Directed by Terry George ("Hotel Rwanda"), "Road" isn't a film of easy answers, yet it's far from a hollow art-house journey of damaged characters. It's a traditional drama set against the motions of unbridled grief, and it offers the mass-audience appeal of a twisty series of revelations, intended to provoke outrage and suspense. Much like Sean Penn's "The Crossing Guard," "Road" asks hard questions of personal responsibility and the true meaning of justice.
Adapted from the novel by John Burnham Schwartz (who also co-wrote the screenplay with George), "Road" offers emotional arcs and acts of bereavement so forceful, only the finest of performers could pull off the delicate struggle of placid social obligation vs. interior disintegration.

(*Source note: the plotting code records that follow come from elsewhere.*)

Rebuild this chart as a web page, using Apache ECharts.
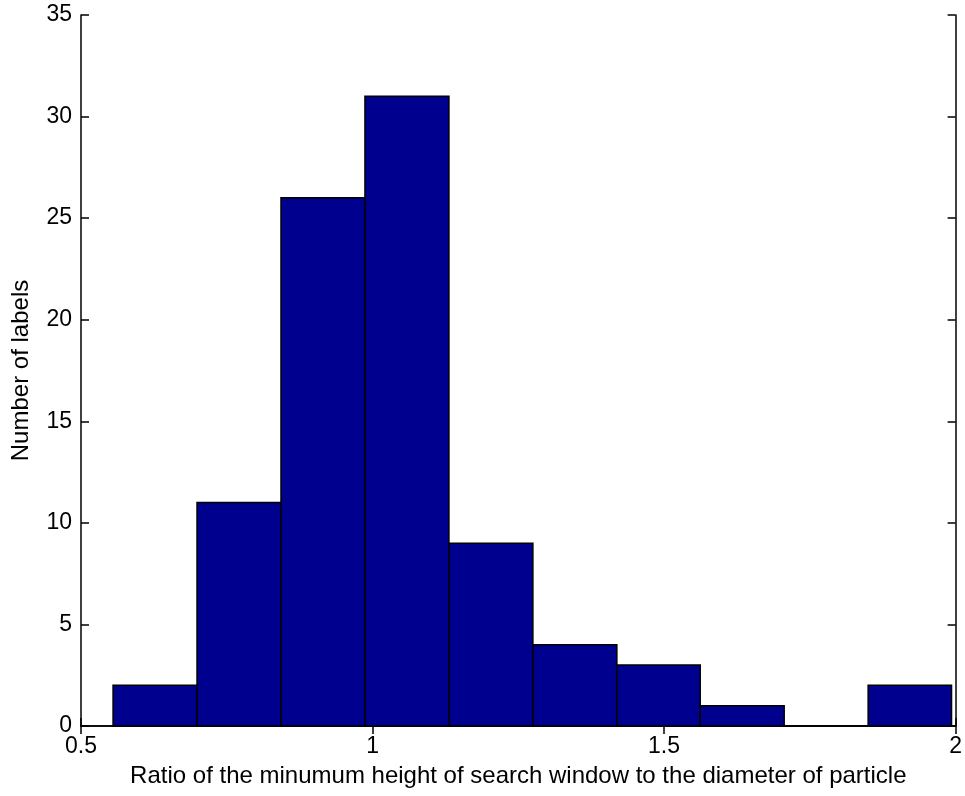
<!DOCTYPE html>
<html>
<head>
<meta charset="utf-8">
<script src="https://cdn.jsdelivr.net/npm/echarts@6/dist/echarts.min.js"></script>
<style>
html,body{margin:0;padding:0;background:#fff;}
#chart{width:965px;height:796px;}
</style>
</head>
<body>
<div id="chart"></div>
<script>
// Histogram bin edges (ratio) and counts
var binEdges = [0.555, 0.699, 0.843, 0.987, 1.131, 1.275, 1.419, 1.562, 1.706, 1.850, 1.993];
var counts = [2, 11, 26, 31, 9, 4, 3, 1, 0, 2];
var xTicks = [0.5, 1, 1.5, 2];
var yTicks = [0, 5, 10, 15, 20, 25, 30, 35];
var xTitle = 'Ratio of the minumum height of search window to the diameter of particle';
var yTitle = 'Number of labels';

var FONT = '"Liberation Sans", Arial, sans-serif';
var data = counts.map(function (c, i) { return [binEdges[i], binEdges[i + 1], c]; });

var chart = echarts.init(document.getElementById('chart'), null, {renderer: 'canvas'});
var axisLine = {show: true, lineStyle: {color: '#000', width: 1.5}};
var tickIn = {show: true, inside: true, length: 8, lineStyle: {color: '#000', width: 1.5}};
var lbl = {color: '#000', fontFamily: FONT, fontSize: 23};
chart.setOption({
  animation: false,
  backgroundColor: '#fff',
  grid: {left: 81, right: 8, top: 15, bottom: 70, containLabel: false},
  xAxis: [{
    type: 'value', min: xTicks[0], max: xTicks[xTicks.length - 1], interval: 0.5,
    position: 'bottom',
    axisLine: axisLine, axisTick: tickIn, splitLine: {show: false},
    axisLabel: Object.assign({margin: 9}, lbl),
    name: xTitle, nameLocation: 'middle', nameGap: 38,
    nameTextStyle: {color: '#000', fontFamily: FONT, fontSize: 24}
  }, {
    type: 'value', min: xTicks[0], max: xTicks[xTicks.length - 1], interval: 0.5,
    position: 'top',
    axisLine: axisLine, axisTick: tickIn, splitLine: {show: false},
    axisLabel: {show: false}
  }],
  yAxis: [{
    type: 'value', min: yTicks[0], max: yTicks[yTicks.length - 1], interval: 5,
    position: 'left',
    axisLine: axisLine, axisTick: tickIn, splitLine: {show: false},
    axisLabel: Object.assign({margin: 9}, lbl),
    name: yTitle, nameLocation: 'middle', nameGap: 48,
    nameTextStyle: {color: '#000', fontFamily: FONT, fontSize: 24}
  }, {
    type: 'value', min: yTicks[0], max: yTicks[yTicks.length - 1], interval: 5,
    position: 'right',
    axisLine: axisLine, axisTick: tickIn, splitLine: {show: false},
    axisLabel: {show: false}
  }],
  series: [{
    type: 'custom',
    xAxisIndex: 0, yAxisIndex: 0,
    renderItem: function (params, api) {
      var p0 = api.coord([api.value(0), api.value(2)]);
      var p1 = api.coord([api.value(1), 0]);
      return {
        type: 'rect',
        shape: {x: p0[0], y: p0[1], width: p1[0] - p0[0], height: p1[1] - p0[1]},
        style: {fill: '#00008F', stroke: '#000', lineWidth: 1.5}
      };
    },
    encode: {x: [0, 1], y: 2},
    data: data,
    z: 1
  }]
});
</script>
</body>
</html>
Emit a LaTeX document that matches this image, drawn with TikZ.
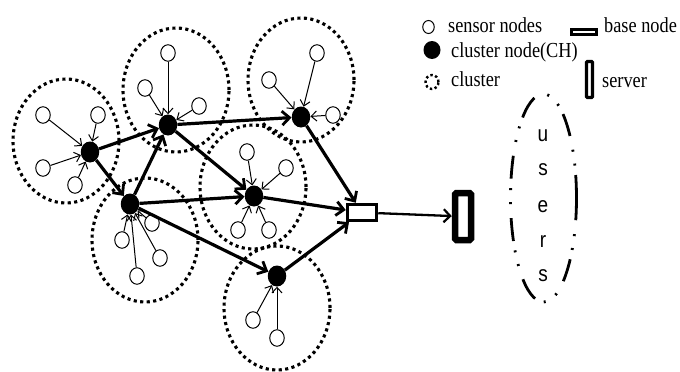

Where Joaquin Phoenix and Mark Ruffalo take these roles is where "Road" finds its pulse. The performances are mighty, with each actor tackling sensitive articulations of struggle. Phoenix, transforming himself into a suburban dad with his bushy beard and Average Joe flannels, towers over the picture with his howl of loss. Eschewing the familiarity of his loved ones to find comfort with other hit-and-run victims on the internet, Ethan is a quivering portrait of frustration, challenging those around him to solve the case, which forces the discouraged father to confront his own propensity for cowardly acts of violence.
Ruffalo has the more intricate part, and his performance rings true with the type of soul-wrenching repulsion that comes with Dwight's every hesitation. Beaten down by his divorce (the ex is played by Mira Sorvino), his day job as a lawyer, and his lackluster parenting skills, Dwight is at a complete loss over how to process the murder, much less the shambles his life has become. Many of the film's finer moments are rooted in Ruffalo's thunderstruck reactions, especially as Ethan and Dwight unknowingly draw closer together.
What "Road" is predicated on is this hive of connections and coincidences, constructed to keep the focus as fixed as possible on the main characters. It's to the production's credit that this potentially iffy material never flops over into outright caricature. George keeps an eye on every dramatic beat, lacing one scene into the next with precision, making the audience believe that Ethan and Dwight's lives could logically intertwine. It's a stellar creation of colliding fates that becomes the backdrop for the performances beautifully, never allowing laps of logic or a puncture of atmosphere to spoil this profound procession of guilt.